[Collected data]
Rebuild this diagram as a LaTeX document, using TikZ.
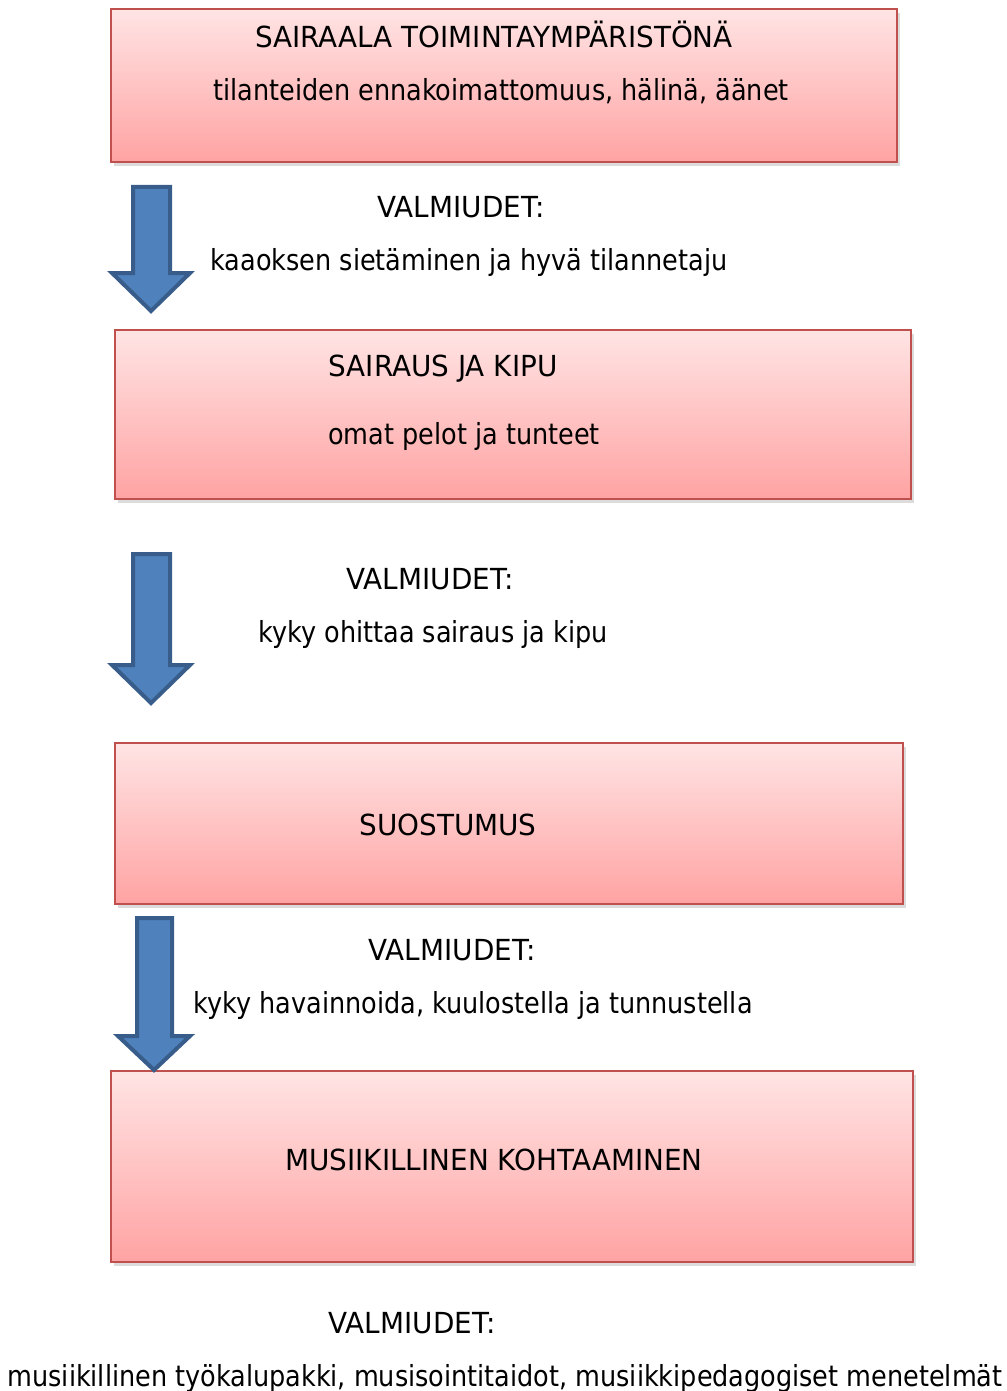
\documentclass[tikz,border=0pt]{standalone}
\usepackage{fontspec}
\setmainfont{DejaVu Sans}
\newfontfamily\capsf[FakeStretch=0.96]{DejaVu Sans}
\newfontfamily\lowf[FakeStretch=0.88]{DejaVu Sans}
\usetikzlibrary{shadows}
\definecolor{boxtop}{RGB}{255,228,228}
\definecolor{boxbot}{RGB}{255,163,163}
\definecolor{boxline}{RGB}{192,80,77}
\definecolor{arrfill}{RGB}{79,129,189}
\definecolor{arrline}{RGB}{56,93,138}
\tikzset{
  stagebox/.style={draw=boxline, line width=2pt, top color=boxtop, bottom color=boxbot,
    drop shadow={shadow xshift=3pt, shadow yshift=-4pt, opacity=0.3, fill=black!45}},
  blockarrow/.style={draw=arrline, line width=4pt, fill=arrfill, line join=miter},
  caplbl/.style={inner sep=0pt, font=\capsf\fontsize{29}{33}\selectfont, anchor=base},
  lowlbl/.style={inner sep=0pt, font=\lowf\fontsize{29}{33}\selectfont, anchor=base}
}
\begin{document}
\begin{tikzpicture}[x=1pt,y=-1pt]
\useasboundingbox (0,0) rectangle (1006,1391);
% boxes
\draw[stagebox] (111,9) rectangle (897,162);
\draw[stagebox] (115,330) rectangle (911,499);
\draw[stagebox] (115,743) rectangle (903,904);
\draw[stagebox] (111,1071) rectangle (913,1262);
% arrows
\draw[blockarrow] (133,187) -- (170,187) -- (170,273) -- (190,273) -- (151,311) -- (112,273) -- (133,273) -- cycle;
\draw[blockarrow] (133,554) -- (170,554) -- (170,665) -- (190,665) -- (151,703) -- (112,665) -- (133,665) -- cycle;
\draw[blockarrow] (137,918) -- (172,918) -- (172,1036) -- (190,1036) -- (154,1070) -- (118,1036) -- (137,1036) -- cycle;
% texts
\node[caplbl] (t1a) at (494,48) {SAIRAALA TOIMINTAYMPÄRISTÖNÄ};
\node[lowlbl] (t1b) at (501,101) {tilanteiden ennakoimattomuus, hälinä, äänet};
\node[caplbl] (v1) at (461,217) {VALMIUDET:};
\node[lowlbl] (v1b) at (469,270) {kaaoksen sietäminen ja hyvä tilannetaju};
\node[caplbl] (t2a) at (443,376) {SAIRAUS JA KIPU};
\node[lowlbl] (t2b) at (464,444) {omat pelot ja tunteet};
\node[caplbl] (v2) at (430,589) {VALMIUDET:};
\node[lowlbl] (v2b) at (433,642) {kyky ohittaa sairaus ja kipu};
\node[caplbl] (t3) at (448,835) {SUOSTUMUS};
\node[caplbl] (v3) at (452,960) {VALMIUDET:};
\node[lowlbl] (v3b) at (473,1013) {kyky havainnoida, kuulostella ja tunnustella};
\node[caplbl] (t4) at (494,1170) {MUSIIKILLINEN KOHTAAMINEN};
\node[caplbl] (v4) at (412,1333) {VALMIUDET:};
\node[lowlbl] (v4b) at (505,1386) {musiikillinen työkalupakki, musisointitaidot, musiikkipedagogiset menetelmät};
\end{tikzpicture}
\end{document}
* * *
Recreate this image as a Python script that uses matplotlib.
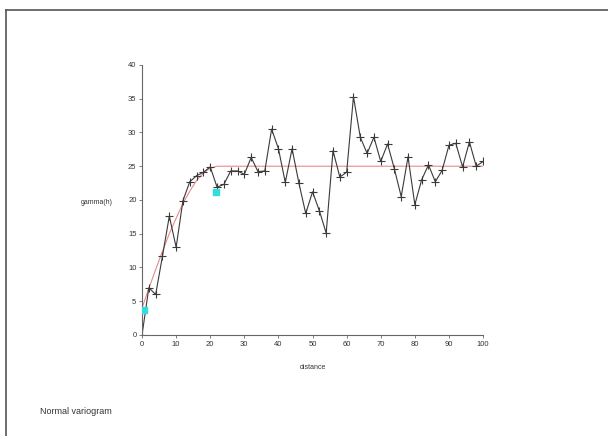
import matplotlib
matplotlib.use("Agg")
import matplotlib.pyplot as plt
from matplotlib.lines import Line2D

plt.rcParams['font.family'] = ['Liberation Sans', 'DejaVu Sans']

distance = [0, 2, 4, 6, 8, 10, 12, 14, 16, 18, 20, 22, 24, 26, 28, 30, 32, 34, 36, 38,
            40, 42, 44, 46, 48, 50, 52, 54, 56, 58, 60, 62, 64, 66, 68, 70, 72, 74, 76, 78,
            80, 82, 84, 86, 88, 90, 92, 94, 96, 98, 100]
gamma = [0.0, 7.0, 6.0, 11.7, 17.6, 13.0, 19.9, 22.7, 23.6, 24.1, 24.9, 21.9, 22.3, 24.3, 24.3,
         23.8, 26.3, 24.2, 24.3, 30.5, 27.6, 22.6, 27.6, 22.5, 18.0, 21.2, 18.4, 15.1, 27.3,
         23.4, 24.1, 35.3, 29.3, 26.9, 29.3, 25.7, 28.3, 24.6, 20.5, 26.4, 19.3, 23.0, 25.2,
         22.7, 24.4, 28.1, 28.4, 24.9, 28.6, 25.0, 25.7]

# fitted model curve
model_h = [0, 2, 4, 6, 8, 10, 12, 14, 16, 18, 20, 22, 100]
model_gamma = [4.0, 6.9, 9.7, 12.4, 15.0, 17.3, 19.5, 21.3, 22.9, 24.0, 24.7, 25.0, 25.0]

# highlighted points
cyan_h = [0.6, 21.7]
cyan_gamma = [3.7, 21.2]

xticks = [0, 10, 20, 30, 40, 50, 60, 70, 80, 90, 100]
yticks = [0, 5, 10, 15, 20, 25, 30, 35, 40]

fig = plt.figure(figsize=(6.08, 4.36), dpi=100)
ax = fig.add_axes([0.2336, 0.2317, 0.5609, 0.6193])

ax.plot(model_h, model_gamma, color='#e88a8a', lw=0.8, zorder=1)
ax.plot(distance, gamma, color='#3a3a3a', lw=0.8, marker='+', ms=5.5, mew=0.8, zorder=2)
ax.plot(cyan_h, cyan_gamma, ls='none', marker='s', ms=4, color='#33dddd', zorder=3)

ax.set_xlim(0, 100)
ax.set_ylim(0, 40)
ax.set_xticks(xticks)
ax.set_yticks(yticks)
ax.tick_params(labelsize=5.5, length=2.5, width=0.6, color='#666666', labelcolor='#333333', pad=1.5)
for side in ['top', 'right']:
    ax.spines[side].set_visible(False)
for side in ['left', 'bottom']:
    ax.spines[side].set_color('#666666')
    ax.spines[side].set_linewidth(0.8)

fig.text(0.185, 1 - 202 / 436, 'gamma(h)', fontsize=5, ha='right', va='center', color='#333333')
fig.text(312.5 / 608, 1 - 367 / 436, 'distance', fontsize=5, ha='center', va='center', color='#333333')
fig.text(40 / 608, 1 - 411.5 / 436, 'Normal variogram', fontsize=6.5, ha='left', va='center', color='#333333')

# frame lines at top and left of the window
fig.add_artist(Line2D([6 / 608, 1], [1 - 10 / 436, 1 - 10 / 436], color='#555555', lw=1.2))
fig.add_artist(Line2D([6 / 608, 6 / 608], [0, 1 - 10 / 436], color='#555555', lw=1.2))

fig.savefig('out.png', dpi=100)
==
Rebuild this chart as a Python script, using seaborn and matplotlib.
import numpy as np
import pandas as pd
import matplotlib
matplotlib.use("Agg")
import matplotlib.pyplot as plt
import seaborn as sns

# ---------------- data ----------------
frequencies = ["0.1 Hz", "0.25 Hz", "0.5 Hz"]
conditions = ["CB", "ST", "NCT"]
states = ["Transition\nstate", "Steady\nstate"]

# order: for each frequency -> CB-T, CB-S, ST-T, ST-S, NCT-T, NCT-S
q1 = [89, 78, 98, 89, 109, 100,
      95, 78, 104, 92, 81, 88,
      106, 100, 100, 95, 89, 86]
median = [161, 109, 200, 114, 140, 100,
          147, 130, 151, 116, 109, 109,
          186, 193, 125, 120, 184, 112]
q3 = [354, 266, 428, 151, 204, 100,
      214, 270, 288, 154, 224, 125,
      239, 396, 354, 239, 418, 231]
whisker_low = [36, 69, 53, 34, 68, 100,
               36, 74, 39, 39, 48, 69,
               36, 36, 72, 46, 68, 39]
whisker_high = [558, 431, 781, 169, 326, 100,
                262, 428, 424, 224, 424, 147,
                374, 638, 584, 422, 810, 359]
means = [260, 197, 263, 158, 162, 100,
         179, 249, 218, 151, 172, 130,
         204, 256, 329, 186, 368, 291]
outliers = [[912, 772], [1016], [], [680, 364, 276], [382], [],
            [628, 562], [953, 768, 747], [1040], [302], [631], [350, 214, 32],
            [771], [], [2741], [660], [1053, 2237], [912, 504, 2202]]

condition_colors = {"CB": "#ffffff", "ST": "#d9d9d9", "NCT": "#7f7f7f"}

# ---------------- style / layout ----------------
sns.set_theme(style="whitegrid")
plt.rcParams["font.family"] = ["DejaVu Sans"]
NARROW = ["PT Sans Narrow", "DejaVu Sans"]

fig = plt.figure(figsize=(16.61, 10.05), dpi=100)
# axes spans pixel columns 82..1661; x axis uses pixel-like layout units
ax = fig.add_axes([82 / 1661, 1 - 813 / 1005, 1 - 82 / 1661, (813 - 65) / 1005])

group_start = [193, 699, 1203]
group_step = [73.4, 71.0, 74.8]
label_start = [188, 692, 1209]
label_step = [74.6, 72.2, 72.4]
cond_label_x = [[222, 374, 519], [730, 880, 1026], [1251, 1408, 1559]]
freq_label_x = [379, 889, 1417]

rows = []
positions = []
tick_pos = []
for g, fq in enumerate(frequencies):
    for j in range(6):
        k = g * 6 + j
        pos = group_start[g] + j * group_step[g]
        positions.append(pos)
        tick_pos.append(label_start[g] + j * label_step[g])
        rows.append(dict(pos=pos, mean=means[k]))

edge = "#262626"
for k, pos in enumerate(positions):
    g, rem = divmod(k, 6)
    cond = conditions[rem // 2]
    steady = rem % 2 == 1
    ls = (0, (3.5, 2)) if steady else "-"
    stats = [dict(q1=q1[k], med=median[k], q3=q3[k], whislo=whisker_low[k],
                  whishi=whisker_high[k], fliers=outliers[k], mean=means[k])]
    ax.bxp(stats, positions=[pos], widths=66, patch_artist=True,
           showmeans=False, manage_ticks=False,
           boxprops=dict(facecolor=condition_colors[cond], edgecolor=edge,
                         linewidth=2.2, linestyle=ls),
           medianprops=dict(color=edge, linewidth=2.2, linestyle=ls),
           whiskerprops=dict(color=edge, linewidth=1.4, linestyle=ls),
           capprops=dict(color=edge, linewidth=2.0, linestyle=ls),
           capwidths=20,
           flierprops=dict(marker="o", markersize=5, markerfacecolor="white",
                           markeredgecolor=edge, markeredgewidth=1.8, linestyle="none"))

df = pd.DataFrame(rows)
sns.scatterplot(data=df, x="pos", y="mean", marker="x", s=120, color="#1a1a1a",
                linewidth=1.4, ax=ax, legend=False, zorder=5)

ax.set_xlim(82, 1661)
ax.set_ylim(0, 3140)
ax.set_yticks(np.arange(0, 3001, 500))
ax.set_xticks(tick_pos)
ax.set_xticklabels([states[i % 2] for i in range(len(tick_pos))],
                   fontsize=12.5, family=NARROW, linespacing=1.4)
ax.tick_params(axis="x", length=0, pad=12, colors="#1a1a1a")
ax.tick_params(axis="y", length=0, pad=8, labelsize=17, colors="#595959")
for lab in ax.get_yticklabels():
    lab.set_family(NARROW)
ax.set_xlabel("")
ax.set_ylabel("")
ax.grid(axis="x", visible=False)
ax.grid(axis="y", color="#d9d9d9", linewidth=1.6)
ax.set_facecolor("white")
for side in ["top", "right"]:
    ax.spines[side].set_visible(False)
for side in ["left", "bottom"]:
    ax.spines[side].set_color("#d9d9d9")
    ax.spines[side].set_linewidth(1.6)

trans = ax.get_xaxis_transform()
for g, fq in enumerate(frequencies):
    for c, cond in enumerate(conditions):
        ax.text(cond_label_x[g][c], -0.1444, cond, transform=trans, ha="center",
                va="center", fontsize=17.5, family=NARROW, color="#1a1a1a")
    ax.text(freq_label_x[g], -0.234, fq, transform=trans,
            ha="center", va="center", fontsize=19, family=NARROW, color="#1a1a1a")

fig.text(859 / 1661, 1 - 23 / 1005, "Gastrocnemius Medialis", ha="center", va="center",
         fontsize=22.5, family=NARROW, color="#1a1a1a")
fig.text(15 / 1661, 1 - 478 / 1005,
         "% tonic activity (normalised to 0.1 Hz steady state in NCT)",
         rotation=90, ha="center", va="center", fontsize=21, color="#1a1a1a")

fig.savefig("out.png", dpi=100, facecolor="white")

* Job:
Pictures should be left out. Retype only the run of lines from the line containing "Recreate this image" to the line containing "yticks = [0, 5, 10, 15, 20, 25, 30, 35, 40]", inclusive.

* Solution to this task:
Recreate this image as a Python script that uses matplotlib.
import matplotlib
matplotlib.use("Agg")
import matplotlib.pyplot as plt
from matplotlib.lines import Line2D

plt.rcParams['font.family'] = ['Liberation Sans', 'DejaVu Sans']

distance = [0, 2, 4, 6, 8, 10, 12, 14, 16, 18, 20, 22, 24, 26, 28, 30, 32, 34, 36, 38,
            40, 42, 44, 46, 48, 50, 52, 54, 56, 58, 60, 62, 64, 66, 68, 70, 72, 74, 76, 78,
            80, 82, 84, 86, 88, 90, 92, 94, 96, 98, 100]
gamma = [0.0, 7.0, 6.0, 11.7, 17.6, 13.0, 19.9, 22.7, 23.6, 24.1, 24.9, 21.9, 22.3, 24.3, 24.3,
         23.8, 26.3, 24.2, 24.3, 30.5, 27.6, 22.6, 27.6, 22.5, 18.0, 21.2, 18.4, 15.1, 27.3,
         23.4, 24.1, 35.3, 29.3, 26.9, 29.3, 25.7, 28.3, 24.6, 20.5, 26.4, 19.3, 23.0, 25.2,
         22.7, 24.4, 28.1, 28.4, 24.9, 28.6, 25.0, 25.7]

# fitted model curve
model_h = [0, 2, 4, 6, 8, 10, 12, 14, 16, 18, 20, 22, 100]
model_gamma = [4.0, 6.9, 9.7, 12.4, 15.0, 17.3, 19.5, 21.3, 22.9, 24.0, 24.7, 25.0, 25.0]

# highlighted points
cyan_h = [0.6, 21.7]
cyan_gamma = [3.7, 21.2]

xticks = [0, 10, 20, 30, 40, 50, 60, 70, 80, 90, 100]
yticks = [0, 5, 10, 15, 20, 25, 30, 35, 40]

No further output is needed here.